• [Dataset content]:
= = = = = = =

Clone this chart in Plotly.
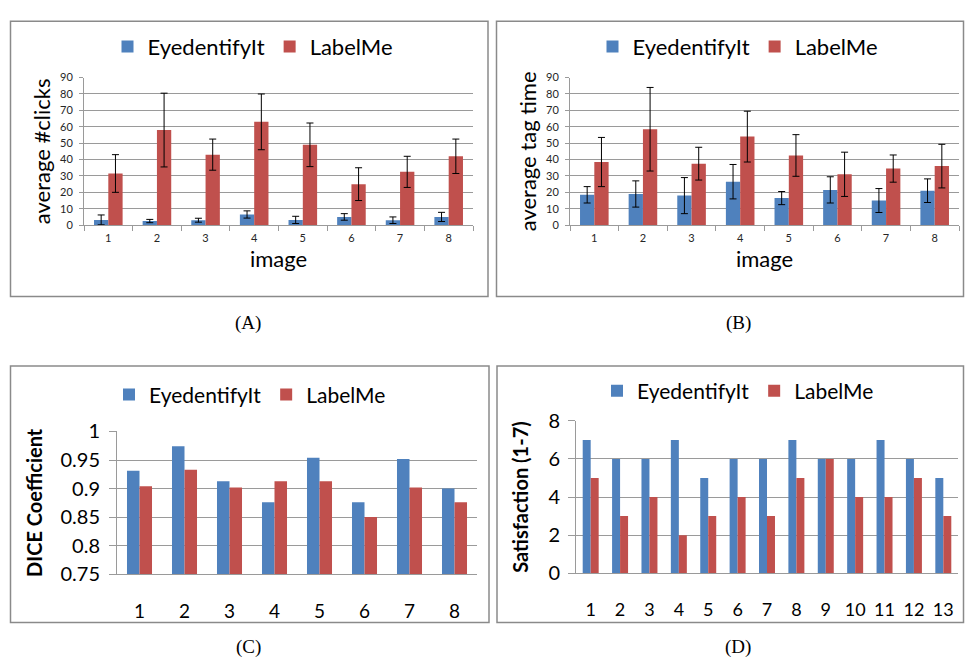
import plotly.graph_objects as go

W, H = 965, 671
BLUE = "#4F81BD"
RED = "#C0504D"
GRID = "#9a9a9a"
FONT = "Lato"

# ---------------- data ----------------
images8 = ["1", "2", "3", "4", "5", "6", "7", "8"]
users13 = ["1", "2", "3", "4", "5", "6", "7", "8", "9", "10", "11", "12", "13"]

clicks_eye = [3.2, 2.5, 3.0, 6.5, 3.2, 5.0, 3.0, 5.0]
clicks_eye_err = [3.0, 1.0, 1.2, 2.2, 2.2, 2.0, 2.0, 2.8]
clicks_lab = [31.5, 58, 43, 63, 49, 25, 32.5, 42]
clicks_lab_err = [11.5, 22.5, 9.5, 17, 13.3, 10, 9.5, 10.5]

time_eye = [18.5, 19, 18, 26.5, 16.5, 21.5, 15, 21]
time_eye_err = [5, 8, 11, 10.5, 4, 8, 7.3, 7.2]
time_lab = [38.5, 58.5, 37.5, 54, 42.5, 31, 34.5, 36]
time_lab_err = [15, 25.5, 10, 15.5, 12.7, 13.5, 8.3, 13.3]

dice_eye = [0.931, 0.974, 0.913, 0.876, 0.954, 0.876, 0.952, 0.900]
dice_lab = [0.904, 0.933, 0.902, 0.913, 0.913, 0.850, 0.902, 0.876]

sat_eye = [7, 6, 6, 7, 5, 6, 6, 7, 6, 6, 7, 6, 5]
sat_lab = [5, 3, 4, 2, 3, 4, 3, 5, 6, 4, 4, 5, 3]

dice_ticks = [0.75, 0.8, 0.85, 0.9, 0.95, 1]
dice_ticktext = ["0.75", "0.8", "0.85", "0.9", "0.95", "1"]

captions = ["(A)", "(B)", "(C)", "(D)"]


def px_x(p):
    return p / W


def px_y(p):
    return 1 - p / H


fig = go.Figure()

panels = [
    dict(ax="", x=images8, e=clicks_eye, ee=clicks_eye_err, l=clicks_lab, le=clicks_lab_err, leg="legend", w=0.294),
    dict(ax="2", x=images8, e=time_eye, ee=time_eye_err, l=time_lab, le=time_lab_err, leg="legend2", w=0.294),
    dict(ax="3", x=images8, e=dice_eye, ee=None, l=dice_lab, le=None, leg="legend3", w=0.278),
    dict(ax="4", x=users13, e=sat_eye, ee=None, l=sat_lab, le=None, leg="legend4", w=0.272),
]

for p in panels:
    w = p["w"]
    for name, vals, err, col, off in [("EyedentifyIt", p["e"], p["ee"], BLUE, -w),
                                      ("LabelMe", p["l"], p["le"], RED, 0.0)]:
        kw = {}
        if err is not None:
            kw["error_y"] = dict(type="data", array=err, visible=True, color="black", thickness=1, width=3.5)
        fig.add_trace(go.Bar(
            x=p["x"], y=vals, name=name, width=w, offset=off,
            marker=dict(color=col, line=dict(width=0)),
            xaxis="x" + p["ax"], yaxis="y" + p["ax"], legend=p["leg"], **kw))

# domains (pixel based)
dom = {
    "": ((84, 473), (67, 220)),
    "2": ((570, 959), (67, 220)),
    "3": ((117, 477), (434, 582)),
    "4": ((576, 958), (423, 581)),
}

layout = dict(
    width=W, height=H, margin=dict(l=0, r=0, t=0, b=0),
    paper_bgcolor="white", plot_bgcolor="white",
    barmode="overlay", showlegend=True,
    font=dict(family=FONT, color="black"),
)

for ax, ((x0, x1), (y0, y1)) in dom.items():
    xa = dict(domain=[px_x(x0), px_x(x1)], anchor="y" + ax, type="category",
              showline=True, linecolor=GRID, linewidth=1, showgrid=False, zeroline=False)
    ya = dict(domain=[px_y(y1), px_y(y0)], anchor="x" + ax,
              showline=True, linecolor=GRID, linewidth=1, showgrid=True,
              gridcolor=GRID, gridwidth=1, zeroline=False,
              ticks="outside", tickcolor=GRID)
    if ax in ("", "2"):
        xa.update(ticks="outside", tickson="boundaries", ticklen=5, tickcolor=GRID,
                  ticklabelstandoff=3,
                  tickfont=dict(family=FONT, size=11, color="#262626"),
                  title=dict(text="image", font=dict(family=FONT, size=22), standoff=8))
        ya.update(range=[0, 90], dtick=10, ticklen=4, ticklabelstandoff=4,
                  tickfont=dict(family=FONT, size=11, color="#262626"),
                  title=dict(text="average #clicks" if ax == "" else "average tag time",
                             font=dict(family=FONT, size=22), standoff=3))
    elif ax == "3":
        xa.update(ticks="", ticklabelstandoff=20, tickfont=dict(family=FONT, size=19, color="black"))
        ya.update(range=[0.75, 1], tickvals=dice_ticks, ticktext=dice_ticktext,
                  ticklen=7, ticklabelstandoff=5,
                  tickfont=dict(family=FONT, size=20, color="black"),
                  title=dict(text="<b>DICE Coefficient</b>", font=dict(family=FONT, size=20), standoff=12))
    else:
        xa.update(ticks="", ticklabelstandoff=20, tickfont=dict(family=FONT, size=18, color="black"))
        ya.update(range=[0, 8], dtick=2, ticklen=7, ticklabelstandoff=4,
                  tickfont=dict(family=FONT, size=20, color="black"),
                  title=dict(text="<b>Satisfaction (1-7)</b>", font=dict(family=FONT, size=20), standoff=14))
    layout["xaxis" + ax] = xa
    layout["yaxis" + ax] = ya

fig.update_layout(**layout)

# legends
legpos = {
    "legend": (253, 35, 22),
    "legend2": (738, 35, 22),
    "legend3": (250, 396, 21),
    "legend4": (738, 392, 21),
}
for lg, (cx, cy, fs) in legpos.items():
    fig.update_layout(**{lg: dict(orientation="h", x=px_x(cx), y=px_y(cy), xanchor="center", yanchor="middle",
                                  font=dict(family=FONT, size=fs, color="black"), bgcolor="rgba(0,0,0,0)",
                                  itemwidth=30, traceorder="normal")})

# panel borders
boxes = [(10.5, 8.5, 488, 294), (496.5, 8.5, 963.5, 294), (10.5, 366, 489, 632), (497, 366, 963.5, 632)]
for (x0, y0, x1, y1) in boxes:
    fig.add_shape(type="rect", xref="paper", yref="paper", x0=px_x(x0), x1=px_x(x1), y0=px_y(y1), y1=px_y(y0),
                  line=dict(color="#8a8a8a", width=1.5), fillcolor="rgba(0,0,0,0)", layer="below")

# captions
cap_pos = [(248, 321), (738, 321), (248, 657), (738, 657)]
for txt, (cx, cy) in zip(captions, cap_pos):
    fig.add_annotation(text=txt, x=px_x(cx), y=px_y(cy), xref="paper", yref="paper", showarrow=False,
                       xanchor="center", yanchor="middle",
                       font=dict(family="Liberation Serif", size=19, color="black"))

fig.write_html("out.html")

= = = = = = =

• [Challenge]:
Copy the listing word for word, excluding its pictures.

• [Worked answer]:
Clone this chart in Plotly.
import plotly.graph_objects as go

W, H = 965, 671
BLUE = "#4F81BD"
RED = "#C0504D"
GRID = "#9a9a9a"
FONT = "Lato"

# ---------------- data ----------------
images8 = ["1", "2", "3", "4", "5", "6", "7", "8"]
users13 = ["1", "2", "3", "4", "5", "6", "7", "8", "9", "10", "11", "12", "13"]

clicks_eye = [3.2, 2.5, 3.0, 6.5, 3.2, 5.0, 3.0, 5.0]
clicks_eye_err = [3.0, 1.0, 1.2, 2.2, 2.2, 2.0, 2.0, 2.8]
clicks_lab = [31.5, 58, 43, 63, 49, 25, 32.5, 42]
clicks_lab_err = [11.5, 22.5, 9.5, 17, 13.3, 10, 9.5, 10.5]

time_eye = [18.5, 19, 18, 26.5, 16.5, 21.5, 15, 21]
time_eye_err = [5, 8, 11, 10.5, 4, 8, 7.3, 7.2]
time_lab = [38.5, 58.5, 37.5, 54, 42.5, 31, 34.5, 36]
time_lab_err = [15, 25.5, 10, 15.5, 12.7, 13.5, 8.3, 13.3]

dice_eye = [0.931, 0.974, 0.913, 0.876, 0.954, 0.876, 0.952, 0.900]
dice_lab = [0.904, 0.933, 0.902, 0.913, 0.913, 0.850, 0.902, 0.876]

sat_eye = [7, 6, 6, 7, 5, 6, 6, 7, 6, 6, 7, 6, 5]
sat_lab = [5, 3, 4, 2, 3, 4, 3, 5, 6, 4, 4, 5, 3]

dice_ticks = [0.75, 0.8, 0.85, 0.9, 0.95, 1]
dice_ticktext = ["0.75", "0.8", "0.85", "0.9", "0.95", "1"]

captions = ["(A)", "(B)", "(C)", "(D)"]


def px_x(p):
    return p / W


def px_y(p):
    return 1 - p / H


fig = go.Figure()

panels = [
    dict(ax="", x=images8, e=clicks_eye, ee=clicks_eye_err, l=clicks_lab, le=clicks_lab_err, leg="legend", w=0.294),
    dict(ax="2", x=images8, e=time_eye, ee=time_eye_err, l=time_lab, le=time_lab_err, leg="legend2", w=0.294),
    dict(ax="3", x=images8, e=dice_eye, ee=None, l=dice_lab, le=None, leg="legend3", w=0.278),
    dict(ax="4", x=users13, e=sat_eye, ee=None, l=sat_lab, le=None, leg="legend4", w=0.272),
]

for p in panels:
    w = p["w"]
    for name, vals, err, col, off in [("EyedentifyIt", p["e"], p["ee"], BLUE, -w),
                                      ("LabelMe", p["l"], p["le"], RED, 0.0)]:
        kw = {}
        if err is not None:
            kw["error_y"] = dict(type="data", array=err, visible=True, color="black", thickness=1, width=3.5)
        fig.add_trace(go.Bar(
            x=p["x"], y=vals, name=name, width=w, offset=off,
            marker=dict(color=col, line=dict(width=0)),
            xaxis="x" + p["ax"], yaxis="y" + p["ax"], legend=p["leg"], **kw))

# domains (pixel based)
dom = {
    "": ((84, 473), (67, 220)),
    "2": ((570, 959), (67, 220)),
    "3": ((117, 477), (434, 582)),
    "4": ((576, 958), (423, 581)),
}

layout = dict(
    width=W, height=H, margin=dict(l=0, r=0, t=0, b=0),
    paper_bgcolor="white", plot_bgcolor="white",
    barmode="overlay", showlegend=True,
    font=dict(family=FONT, color="black"),
)

for ax, ((x0, x1), (y0, y1)) in dom.items():
    xa = dict(domain=[px_x(x0), px_x(x1)], anchor="y" + ax, type="category",
              showline=True, linecolor=GRID, linewidth=1, showgrid=False, zeroline=False)
    ya = dict(domain=[px_y(y1), px_y(y0)], anchor="x" + ax,
              showline=True, linecolor=GRID, linewidth=1, showgrid=True,
              gridcolor=GRID, gridwidth=1, zeroline=False,
              ticks="outside", tickcolor=GRID)
    if ax in ("", "2"):
        xa.update(ticks="outside", tickson="boundaries", ticklen=5, tickcolor=GRID,
                  ticklabelstandoff=3,
                  tickfont=dict(family=FONT, size=11, color="#262626"),
                  title=dict(text="image", font=dict(family=FONT, size=22), standoff=8))
        ya.update(range=[0, 90], dtick=10, ticklen=4, ticklabelstandoff=4,
                  tickfont=dict(family=FONT, size=11, color="#262626"),
                  title=dict(text="average #clicks" if ax == "" else "average tag time",
                             font=dict(family=FONT, size=22), standoff=3))
    elif ax == "3":
        xa.update(ticks="", ticklabelstandoff=20, tickfont=dict(family=FONT, size=19, color="black"))
        ya.update(range=[0.75, 1], tickvals=dice_ticks, ticktext=dice_ticktext,
                  ticklen=7, ticklabelstandoff=5,
                  tickfont=dict(family=FONT, size=20, color="black"),
                  title=dict(text="<b>DICE Coefficient</b>", font=dict(family=FONT, size=20), standoff=12))
    else:
        xa.update(ticks="", ticklabelstandoff=20, tickfont=dict(family=FONT, size=18, color="black"))
        ya.update(range=[0, 8], dtick=2, ticklen=7, ticklabelstandoff=4,
                  tickfont=dict(family=FONT, size=20, color="black"),
                  title=dict(text="<b>Satisfaction (1-7)</b>", font=dict(family=FONT, size=20), standoff=14))
    layout["xaxis" + ax] = xa
    layout["yaxis" + ax] = ya

fig.update_layout(**layout)

# legends
legpos = {
    "legend": (253, 35, 22),
    "legend2": (738, 35, 22),
    "legend3": (250, 396, 21),
    "legend4": (738, 392, 21),
}
for lg, (cx, cy, fs) in legpos.items():
    fig.update_layout(**{lg: dict(orientation="h", x=px_x(cx), y=px_y(cy), xanchor="center", yanchor="middle",
                                  font=dict(family=FONT, size=fs, color="black"), bgcolor="rgba(0,0,0,0)",
                                  itemwidth=30, traceorder="normal")})

# panel borders
boxes = [(10.5, 8.5, 488, 294), (496.5, 8.5, 963.5, 294), (10.5, 366, 489, 632), (497, 366, 963.5, 632)]
for (x0, y0, x1, y1) in boxes:
    fig.add_shape(type="rect", xref="paper", yref="paper", x0=px_x(x0), x1=px_x(x1), y0=px_y(y1), y1=px_y(y0),
                  line=dict(color="#8a8a8a", width=1.5), fillcolor="rgba(0,0,0,0)", layer="below")

# captions
cap_pos = [(248, 321), (738, 321), (248, 657), (738, 657)]
for txt, (cx, cy) in zip(captions, cap_pos):
    fig.add_annotation(text=txt, x=px_x(cx), y=px_y(cy), xref="paper", yref="paper", showarrow=False,
                       xanchor="center", yanchor="middle",
                       font=dict(family="Liberation Serif", size=19, color="black"))

fig.write_html("out.html")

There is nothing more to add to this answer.